Charts and diagrams as code:
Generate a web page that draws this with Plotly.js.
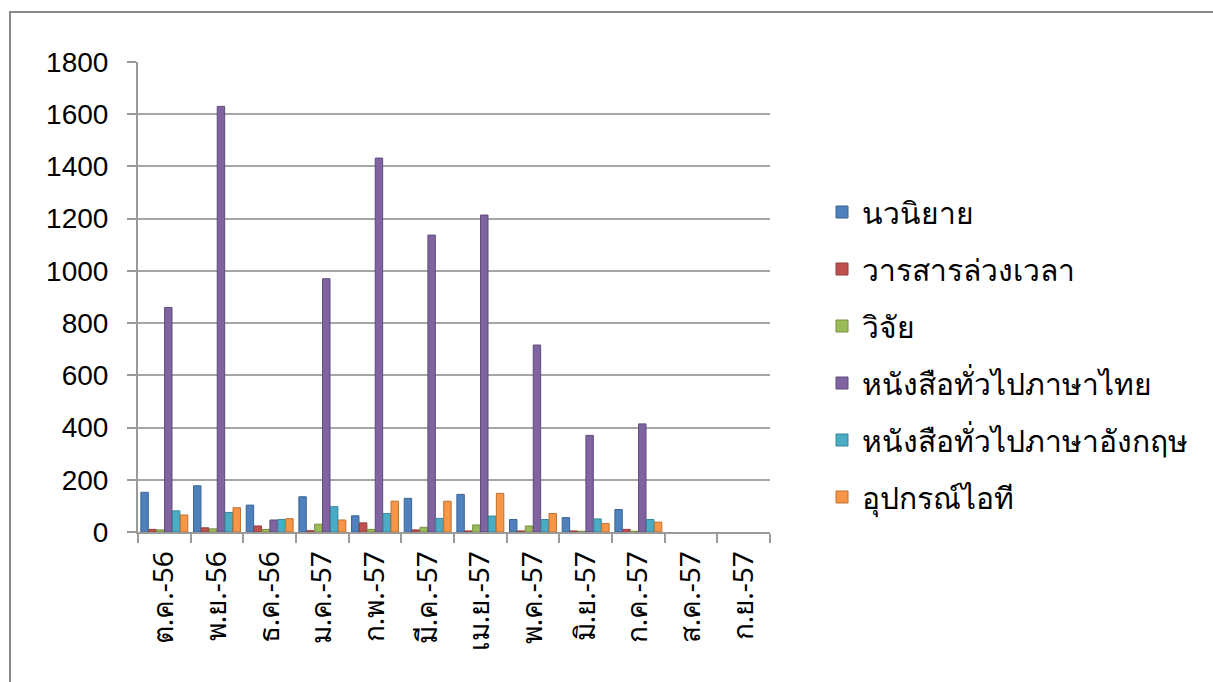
<!DOCTYPE html>
<html>
<head>
<meta charset="utf-8">
<script src="https://cdn.plot.ly/plotly-3.0.1.min.js"></script>
<style>html,body{margin:0;padding:0;background:#fff;}#chart{width:1213px;height:682px;}</style>
</head>
<body>
<div id="chart"></div>
<script>
const months = ["ต.ค.-56","พ.ย.-56","ธ.ค.-56","ม.ค.-57","ก.พ.-57","มี.ค.-57","เม.ย.-57","พ.ค.-57","มิ.ย.-57","ก.ค.-57","ส.ค.-57","ก.ย.-57"];
const seriesNames = ["นวนิยาย","วารสารล่วงเวลา","วิจัย","หนังสือทั่วไปภาษาไทย","หนังสือทั่วไปภาษาอังกฤษ","อุปกรณ์ไอที"];
const novel   = [152, 177, 103, 135, 62, 129, 144, 48, 55, 86, null, null];
const journal = [10, 16, 23, 5, 35, 8, 4, 4, 4, 10, null, null];
const research= [8, 12, 10, 30, 10, 18, 27, 23, 3, 3, null, null];
const thaiBooks = [860, 1630, 46, 970, 1432, 1137, 1214, 716, 370, 414, null, null];
const engBooks  = [81, 75, 48, 97, 71, 52, 61, 48, 50, 48, null, null];
const itEquip   = [65, 93, 51, 46, 118, 118, 148, 71, 33, 38, null, null];
const colors = ["#4F81BD","#C0504D","#9BBB59","#8064A2","#4BACC6","#F79646"];
const lineColors = ["#3A6494","#943C3A","#779040","#5E4A7A","#36869A","#C0712F"];

const allValues = [novel, journal, research, thaiBooks, engBooks, itEquip];
const traces = allValues.map((vals, i) => ({
  type: "bar",
  name: seriesNames[i],
  x: months,
  y: vals,
  legendgroup: "g" + i,
  marker: {color: colors[i], line: {color: lineColors[i], width: 1}},
  hoverinfo: "x+y+name"
}));

const P0x = 138, P1x = 770, P0y = 532, P1y = 62;
const W = P1x - P0x, H = P0y - P1y;
const px = v => (v - P0x) / W;
const py = v => (P0y - v) / H;

const layout = {
  width: 1213, height: 682,
  margin: {l: P0x, r: 1213 - P1x, t: P1y, b: 682 - P0y, pad: 0},
  paper_bgcolor: "#ffffff",
  plot_bgcolor: "#ffffff",
  font: {family: "Liberation Sans, Arial, Noto Sans, sans-serif", color: "#000000"},
  barmode: "group",
  bargap: 0.1,
  bargroupgap: 0.06,
  showlegend: true,
  legend: {
    x: px(822), y: py(186), xanchor: "left", yanchor: "top",
    font: {size: 30, color: "#000000", family: "Tahoma, Noto Sans, DejaVu Sans, sans-serif"},
    traceorder: "grouped", tracegroupgap: 15,
    itemwidth: 30, bgcolor: "rgba(0,0,0,0)"
  },
  xaxis: {
    type: "category",
    tickangle: -90,
    tickfont: {size: 28, color: "#000000", family: "Tahoma, Noto Sans, DejaVu Sans, sans-serif"},
    showgrid: false,
    showline: true, linecolor: "#9a9a9a", linewidth: 2,
    ticks: "outside", tickson: "boundaries", ticklen: 9, tickcolor: "#9a9a9a", tickwidth: 2,
    ticklabelstandoff: 6,
    zeroline: false
  },
  yaxis: {
    range: [0, 1800],
    tickvals: [0,200,400,600,800,1000,1200,1400,1600,1800],
    tickfont: {size: 28, color: "#000000"},
    showgrid: true, gridcolor: "#a6a6a6", gridwidth: 2,
    showline: true, linecolor: "#9a9a9a", linewidth: 2,
    ticks: "outside", ticklen: 9, tickcolor: "#9a9a9a", tickwidth: 2,
    ticklabelstandoff: 13,
    zeroline: false
  },
  shapes: [
    {type: "rect", xref: "paper", yref: "paper",
     x0: px(10), x1: px(1260), y0: py(760), y1: py(12),
     line: {color: "#8a8a8a", width: 2}, fillcolor: "rgba(0,0,0,0)", layer: "below"}
  ]
};

Plotly.newPlot("chart", traces, layout, {displayModeBar: false, staticPlot: true});
</script>
</body>
</html>
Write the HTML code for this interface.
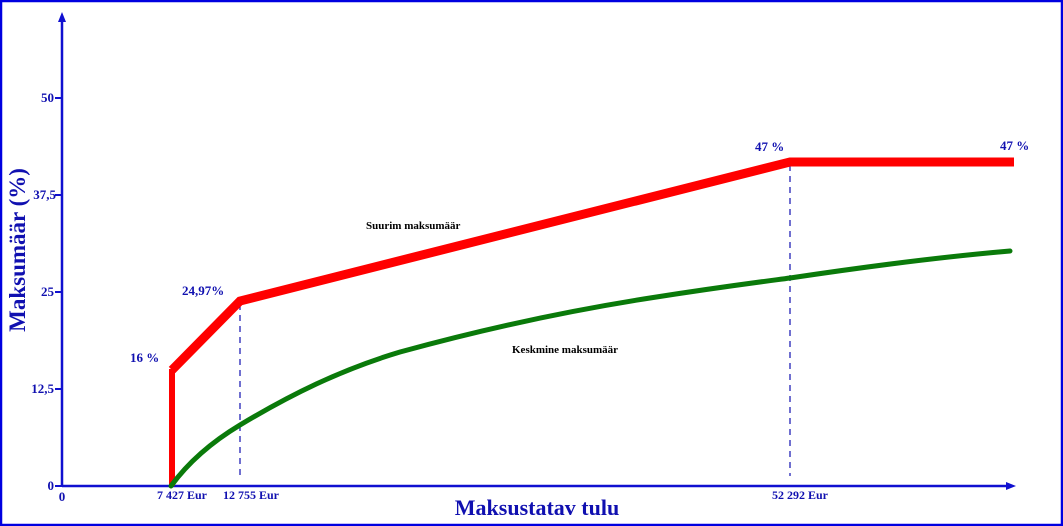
<!DOCTYPE html>
<html><head><meta charset="utf-8"><style>
html,body{margin:0;padding:0;background:#fff}
svg{display:block}
text{font-family:"Liberation Serif",serif;font-weight:bold;fill:#1010b0}
</style></head><body>
<svg width="1063" height="526" viewBox="0 0 1063 526" xmlns="http://www.w3.org/2000/svg">
<rect x="1" y="1" width="1061" height="524" fill="#fff" stroke="#0000e0" stroke-width="2.5"/>
<line x1="62" y1="486" x2="62" y2="20" stroke="#1010d0" stroke-width="2.5"/>
<polygon points="62,12 58,22 66,22" fill="#1010d0"/>
<line x1="62" y1="486" x2="1008" y2="486" stroke="#1010d0" stroke-width="2.5"/>
<polygon points="1016,486 1006,482 1006,490" fill="#1010d0"/>
<g stroke="#1010d0" stroke-width="2">
<line x1="55" y1="98" x2="62" y2="98"/><line x1="55" y1="195" x2="62" y2="195"/>
<line x1="55" y1="292" x2="62" y2="292"/><line x1="55" y1="389" x2="62" y2="389"/>
<line x1="55" y1="486" x2="62" y2="486"/>
</g>
<g font-size="13" text-anchor="end">
<text x="54" y="102">50</text><text x="56" y="199">37,5</text>
<text x="54" y="296">25</text><text x="54" y="393">12,5</text><text x="54" y="490">0</text>
</g>
<text x="62" y="501" font-size="13" text-anchor="middle">0</text>
<g stroke="#1010b0" stroke-width="1.2" stroke-dasharray="6,5">
<line x1="240" y1="304" x2="240" y2="476"/>
<line x1="790" y1="165" x2="790" y2="476"/>
</g>
<g font-size="12" text-anchor="middle">
<text x="182" y="499">7 427 Eur</text><text x="251" y="499">12 755 Eur</text><text x="800" y="499">52 292 Eur</text>
</g>
<polyline points="172,486 172,369" fill="none" stroke="#f00" stroke-width="6"/>
<polyline points="172,370 240,301 790,162 1014,162" fill="none" stroke="#f00" stroke-width="9" stroke-linejoin="miter"/>
<path d="M171,486 C190,460 215,440 240,425 C290,395 340,370 400,352 C480,330 560,312 650,298 C720,287 760,282 790,278 C870,266 940,257 1010,251" fill="none" stroke="#0a7a0a" stroke-width="5" stroke-linecap="round"/>
<g font-size="13">
<text x="130" y="362">16 %</text>
<text x="182" y="295">24,97%</text>
<text x="755" y="151">47 %</text>
<text x="1000" y="150">47 %</text>
</g>
<g font-size="11">
<text x="366" y="229" style="fill:#000">Suurim maksumäär</text>
<text x="512" y="353" style="fill:#000">Keskmine maksumäär</text>
</g>
<text x="537" y="515" font-size="22" text-anchor="middle">Maksustatav tulu</text>
<text transform="translate(25,250) rotate(-90)" font-size="23" text-anchor="middle">Maksumäär (%)</text>
</svg>
</body></html>
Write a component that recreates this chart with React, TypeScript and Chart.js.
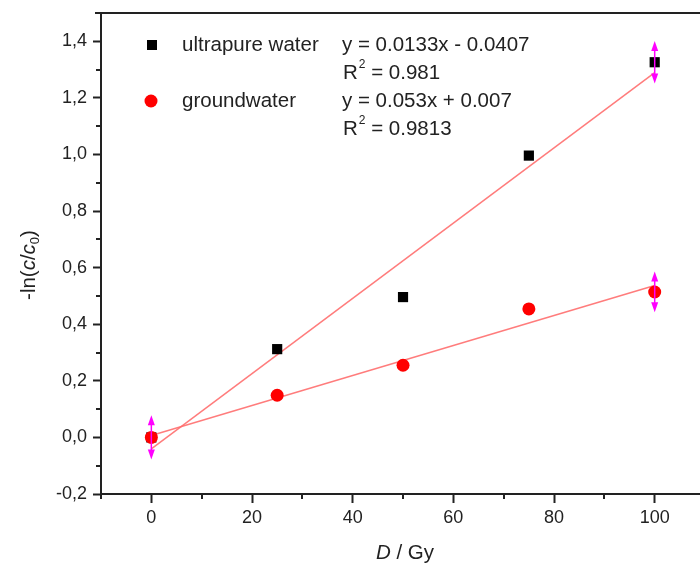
import React, { useEffect, useRef } from 'react';
import { Chart, registerables } from 'chart.js';

Chart.register(...registerables);

// ---- data ----
const doses = [0, 25, 50, 75, 100];
const ultrapure = [0, 0.312, 0.496, 0.996, 1.326];
const groundwater = [0, 0.149, 0.255, 0.454, 0.514];

const fitX = [0, 100];
const fitUltrapure = [-0.0407, 1.2893];
const fitGroundwater = [0.007, 0.537];

// magenta double arrows (centre value and half length)
const arrowX = [0, 100, 100];
const arrowY = [0, 1.326, 0.514];
const arrowHalf = [0.078, 0.075, 0.072];

const xTickValues = [0, 20, 40, 60, 80, 100];
const xTickLabels = ['0', '20', '40', '60', '80', '100'];
const xMinorTicks = [-10, 10, 30, 50, 70, 90];
const yTickValues = [-0.2, 0, 0.2, 0.4, 0.6, 0.8, 1.0, 1.2, 1.4];
const yTickLabels = ['-0,2', '0,0', '0,2', '0,4', '0,6', '0,8', '1,0', '1,2', '1,4'];
const yMinorTicks = [-0.1, 0.1, 0.3, 0.5, 0.7, 0.9, 1.1, 1.3];

const legendNames = ['ultrapure water', 'groundwater'];
const legendEquations = ['y = 0.0133x - 0.0407', 'y = 0.053x + 0.007'];
const legendR2 = ['0.981', '0.9813'];

const FONT = '"Liberation Sans", Arial, sans-serif';
const TEXT = '#222222';
const MAGENTA = '#ff00ff';
const FIT = 'rgba(255,110,110,0.9)';

const overlay = {
  id: 'overlay',
  afterDatasetsDraw(chart: any) {
    const { ctx, scales } = chart;
    const x = scales.x;
    const y = scales.y;
    ctx.save();
    ctx.strokeStyle = MAGENTA;
    ctx.fillStyle = MAGENTA;
    ctx.lineWidth = 1.5;
    arrowX.forEach((xv, i) => {
      const px = x.getPixelForValue(xv);
      const top = y.getPixelForValue(arrowY[i] + arrowHalf[i]);
      const bot = y.getPixelForValue(arrowY[i] - arrowHalf[i]);
      ctx.beginPath();
      ctx.moveTo(px, top + 6);
      ctx.lineTo(px, bot - 6);
      ctx.stroke();
      ctx.beginPath();
      ctx.moveTo(px, top);
      ctx.lineTo(px - 3.5, top + 10);
      ctx.lineTo(px + 3.5, top + 10);
      ctx.closePath();
      ctx.fill();
      ctx.beginPath();
      ctx.moveTo(px, bot);
      ctx.lineTo(px - 3.5, bot - 10);
      ctx.lineTo(px + 3.5, bot - 10);
      ctx.closePath();
      ctx.fill();
    });
    ctx.restore();
  },
  afterDraw(chart: any) {
    const { ctx, scales, chartArea } = chart;
    const x = scales.x;
    const y = scales.y;
    ctx.save();
    // top frame line
    ctx.strokeStyle = TEXT;
    ctx.lineWidth = 2;
    ctx.beginPath();
    ctx.moveTo(chartArea.left - 6, chartArea.top);
    ctx.lineTo(chart.width, chartArea.top);
    ctx.stroke();
    // minor ticks
    ctx.lineWidth = 2;
    yMinorTicks.forEach((v) => {
      const py = Math.round(y.getPixelForValue(v));
      ctx.beginPath();
      ctx.moveTo(chartArea.left, py);
      ctx.lineTo(chartArea.left - 5, py);
      ctx.stroke();
    });
    xMinorTicks.forEach((v) => {
      const px = Math.round(x.getPixelForValue(v));
      ctx.beginPath();
      ctx.moveTo(px, chartArea.bottom);
      ctx.lineTo(px, chartArea.bottom + 5);
      ctx.stroke();
    });

    // legend
    ctx.textBaseline = 'middle';
    ctx.textAlign = 'left';
    const rows = [45, 101];
    const r2rows = [73, 129];
    ctx.fillStyle = '#000000';
    ctx.fillRect(147, 40, 10, 10);
    ctx.fillStyle = '#ff0000';
    ctx.beginPath();
    ctx.arc(151, 101, 6.5, 0, Math.PI * 2);
    ctx.fill();
    ctx.fillStyle = TEXT;
    const big = `20.5px ${FONT}`;
    const small = `12px ${FONT}`;
    legendNames.forEach((name, i) => {
      ctx.font = big;
      ctx.fillText(name, 182, rows[i]);
      ctx.fillText(legendEquations[i], 342, rows[i]);
      const yy = r2rows[i];
      ctx.fillText('R', 343, yy);
      const wR = ctx.measureText('R').width;
      ctx.font = small;
      ctx.fillText('2', 343 + wR + 1, yy - 8);
      const w2 = ctx.measureText('2').width;
      ctx.font = big;
      ctx.fillText(' = ' + legendR2[i], 343 + wR + w2 + 1, yy);
    });

    // x title: "D / Gy"
    const parts: [string, boolean][] = [['D', true], [' / Gy', false]];
    const fontOf = (it: boolean) => `${it ? 'italic ' : ''}20.5px ${FONT}`;
    let total = 0;
    parts.forEach(([t, it]) => {
      ctx.font = fontOf(it);
      total += ctx.measureText(t).width;
    });
    let cx = 405 - total / 2;
    parts.forEach(([t, it]) => {
      ctx.font = fontOf(it);
      ctx.fillText(t, cx, 553);
      cx += ctx.measureText(t).width;
    });

    // y title: -ln(c/c0)
    ctx.save();
    ctx.translate(29, 265);
    ctx.rotate(-Math.PI / 2);
    const yParts: [string, string, number][] = [
      ['-ln(', fontOf(false), 0],
      ['c', fontOf(true), 0],
      ['/', fontOf(false), 0],
      ['c', fontOf(true), 0],
      ['0', `13px ${FONT}`, 6],
      [')', fontOf(false), 0],
    ];
    let tw = 0;
    yParts.forEach(([t, f]) => {
      ctx.font = f;
      tw += ctx.measureText(t).width;
    });
    let sx = -tw / 2;
    yParts.forEach(([t, f, dy]) => {
      ctx.font = f;
      ctx.fillText(t, sx, dy);
      sx += ctx.measureText(t).width;
    });
    ctx.restore();
    ctx.restore();
  },
};

export default function App() {
  const ref = useRef<HTMLCanvasElement | null>(null);
  useEffect(() => {
    if (!ref.current) return;
    const pts = (xs: number[], ys: number[]) => xs.map((v, i) => ({ x: v, y: ys[i] }));
    const chart = new Chart(ref.current, {
      type: 'scatter',
      data: {
        datasets: [
          {
            label: legendNames[1],
            data: pts(doses, groundwater),
            pointStyle: 'circle',
            pointRadius: 6.5,
            pointBackgroundColor: '#ff0000',
            pointBorderColor: '#ff0000',
            pointBorderWidth: 0,
            showLine: false,
          },
          {
            label: legendNames[0],
            data: pts(doses, ultrapure),
            pointStyle: 'rect',
            pointRadius: 7.2,
            pointBackgroundColor: '#000000',
            pointBorderColor: '#000000',
            pointBorderWidth: 0,
            showLine: false,
          },
          {
            label: 'fit ultrapure',
            data: pts(fitX, fitUltrapure),
            showLine: true,
            pointRadius: 0,
            borderColor: FIT,
            borderWidth: 1.5,
          },
          {
            label: 'fit groundwater',
            data: pts(fitX, fitGroundwater),
            showLine: true,
            pointRadius: 0,
            borderColor: FIT,
            borderWidth: 1.5,
          },
        ],
      },
      options: {
        animation: false,
        responsive: false,
        maintainAspectRatio: false,
        layout: { autoPadding: false, padding: { left: 0, top: 13, right: 0, bottom: 0 } },
        plugins: { legend: { display: false }, tooltip: { enabled: false } },
        scales: {
          x: {
            type: 'linear',
            min: -10,
            max: 109,
            afterFit: (s: any) => {
              s.height = 75;
              s.paddingLeft = 0;
              s.paddingRight = 0;
            },
            afterBuildTicks: (s: any) => {
              s.ticks = xTickValues.map((v) => ({ value: v }));
            },
            ticks: {
              callback: (v: any) => {
                const i = xTickValues.indexOf(Number(v));
                return i >= 0 ? xTickLabels[i] : '';
              },
              color: TEXT,
              font: { family: FONT, size: 18 },
              padding: 4,
              maxRotation: 0,
              autoSkip: false,
            },
            grid: {
              drawOnChartArea: false,
              tickLength: 9,
              tickWidth: 2,
              tickColor: TEXT,
            },
            border: { display: true, color: TEXT, width: 2 },
          },
          y: {
            type: 'linear',
            min: -0.2,
            max: 1.5,
            afterFit: (s: any) => {
              s.width = 101;
              s.paddingTop = 0;
              s.paddingBottom = 0;
            },
            afterBuildTicks: (s: any) => {
              s.ticks = yTickValues.map((v) => ({ value: v }));
            },
            ticks: {
              callback: (v: any) => {
                const i = yTickValues.findIndex((t) => Math.abs(t - Number(v)) < 1e-6);
                return i >= 0 ? yTickLabels[i] : '';
              },
              color: TEXT,
              font: { family: FONT, size: 18 },
              padding: 6,
              autoSkip: false,
            },
            grid: {
              drawOnChartArea: false,
              tickLength: 8,
              tickWidth: 2,
              tickColor: TEXT,
            },
            border: { display: true, color: TEXT, width: 2 },
          },
        },
      },
      plugins: [overlay],
    });
    return () => chart.destroy();
  }, []);
  return (
    <div style={{ position: 'absolute', left: 0, top: 0, width: 700, height: 569, background: '#fff' }}>
      <canvas ref={ref} width={700} height={569} style={{ width: 700, height: 569, display: 'block' }} />
    </div>
  );
}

■ WHAT TO DO
From the records above, copy only the lines running from the line holding "Write a component" through the line holding "Chart.register(...registerables);", with no pictures.

■ RESULT OF THE TASK
Write a component that recreates this chart with React, TypeScript and Chart.js.
import React, { useEffect, useRef } from 'react';
import { Chart, registerables } from 'chart.js';

Chart.register(...registerables);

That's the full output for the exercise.